You know how this country acts, though, when the emergency is over. They go to something else. When the war ceased-well, it was all over, they had other things to think about. Never occurred to them that we now are fighting for the peace. We are fighting for the peace, and for the welfare of the whole world. And it is just as important, in fact it is much more important, than when we were spending $103 billion a year to win the war.

We are now trying to win the peace, and in order to win that peace we must have these young men as a backlog to secure that peace. Therefore, I am urging the home communities in this great Nation of ours to do for these young men, who are serving in peacetime, just what they did for the young men who were serving and expecting to go under fire. We are trying to keep these young men, and their brothers and their cousins at home, from having to go under fire.

I hope you will get behind this move. I hope you will do everything you possibly can to make these young men realize that the moral forces behind the things for which we stand are the things for which we are fighting. Fundamentally we are fighting for peace in the world, and for the welfare of all the people in the world, not only ourselves but for all the people.

Never in the history of the world has there been a great nation with the powerful backing which we have that has followed the path which we followed since the victory on May 8, 1945, and on September 2, 1945. We have helped to rehabilitate the countries which were defeated. Study your history. Never before in the history of the world will you find that situation prevailing.

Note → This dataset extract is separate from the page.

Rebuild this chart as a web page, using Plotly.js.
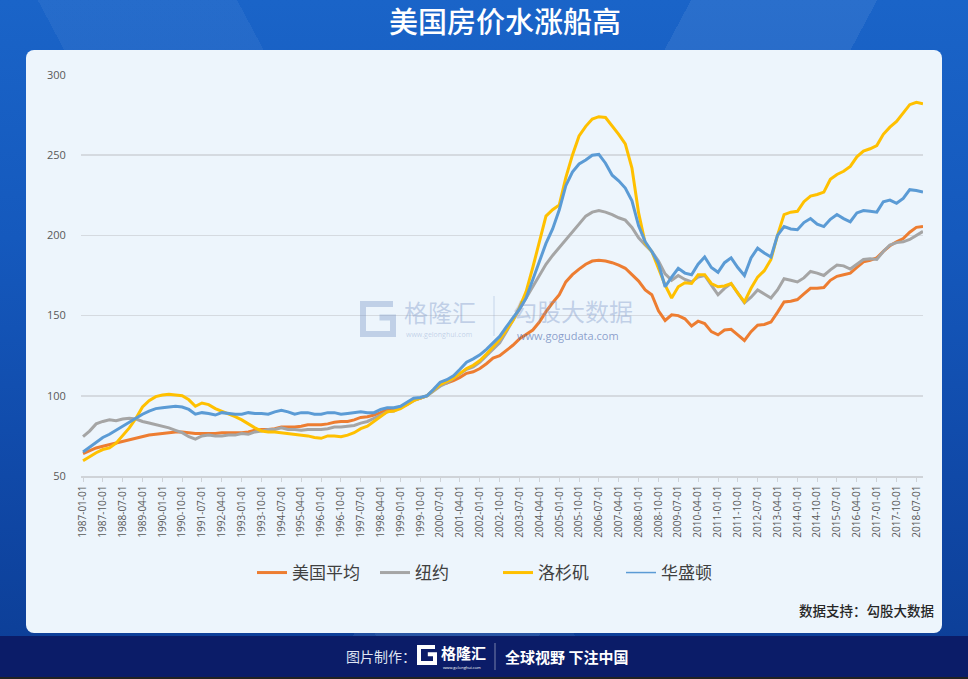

Now I hope you will back this Committee with everything you have. In case you do that, these young men will come out of the armed services with something they could gain nowhere else. I served in the Armed Forces once, and I know what I am talking about.

I can't tell you how much I appreciate the interest you have taken in this procedure which we are following. I hope you will continue that interest, and that these young men now in the service will receive the same sort of treatment that they would have received before May 8th, 1945.

Thank you very much.

NOTE: The President spoke at 10 p.m. at the opening session of the Conference held at the Washington Hotel in Washington. The Conference was called by the President's Committee on Religion and Welfare in the Armed Forces, and was held in Washington on May 25 and 26.

The President's opening words referred to Frank L. Weil, chairman of the Committee and the meeting, Dorothy Enderis, Truman Gibson, Dr. Lindsley F. Kimball, Mark A. McCloskey, Basil O'Connor, Dr. Daniel A. Poling, Mrs. Ferdinand Powell, Sr., and the Rev. Edmund A. Walsh, members of the Committee.

On April 29, 1949, the White House released a statement by the President's Committee on Religion and Welfare in the Armed Forces calling for the Conference, stating that the main purpose of the Conference would be to acquaint interested individuals and organizations with the unprecedented needs of the peacetime military establishment and to discuss problems raised in the Committee's first report to the President dealing with the subject. See Item 73.

On May 18, 1949, the President's Committee on Religion and Welfare in the Armed Forces issued a release (through the White House) urging civic organizations, "as an opportunity for outstanding public service," to eliminate profiteering and rent gouging on families of military personnel stationed near their communities.

The Committee charged that married servicemen are paying "penthouse rents for chicken coop homes." They said that servicemen cannot compete on equal terms with civilians for available housing. Warning that we may hinder the effectiveness of our Armed Forces, the Committee called for widespread public attention to the problem.